Large format negatives are an absolute joy to print in terms of tonality and detail, and an absolute horror to spot, especially if any lack of scrupulous cleanliness lead to dust on the film, which causes a white spot on the negative that prints black. You can try scratching the surface of the print lightly, which never works, or bleaching it back, which leaves an area the size of Texas with a ring around it you can't blend in or, most satisfactorily though that isn't saying much, spot the negative, leaving a white spot on the print that, if you are very careful, will only be the size of Montana, not Texas, and can be dealt with using the usual methods. Even if you are careful and lucky enough (and there is an element of luck no matter HOW careful you are, short of absolute clean room conditions most of us can't create) to have no spots on the negative that print white, you have so much more negative real estate to keep clean in printing, though this is somewhat offset by the smaller enlargement factor meaning you just won't see the smallest spots where you might from a smaller negative at higher enlargement.

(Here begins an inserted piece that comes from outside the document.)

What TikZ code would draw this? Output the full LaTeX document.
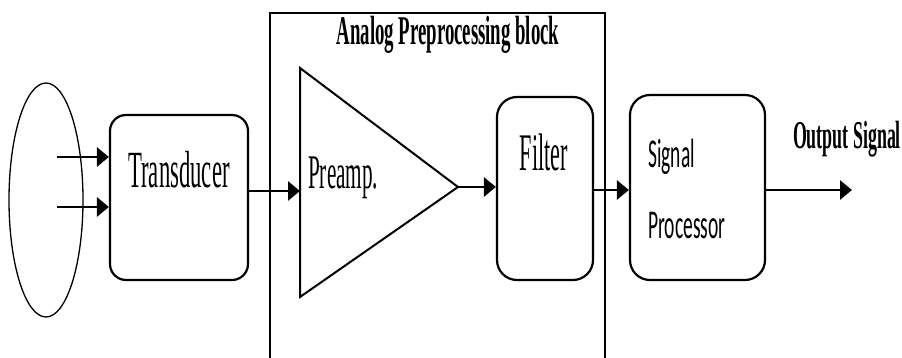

In comparison, going to medium format from 35mm gives you about 75% of the increased printing ease and quality relative to the 35mm-4x5 jump with virtually none of the increased dust hassles, not to mention the loading-holders-in-general hassle.
I enjoy working with a view camera, movements are occasionally useful, and when everything is right and the stars align those big negatives are wondrous, but I really see medium format as the sweet spot for quality versus hassle.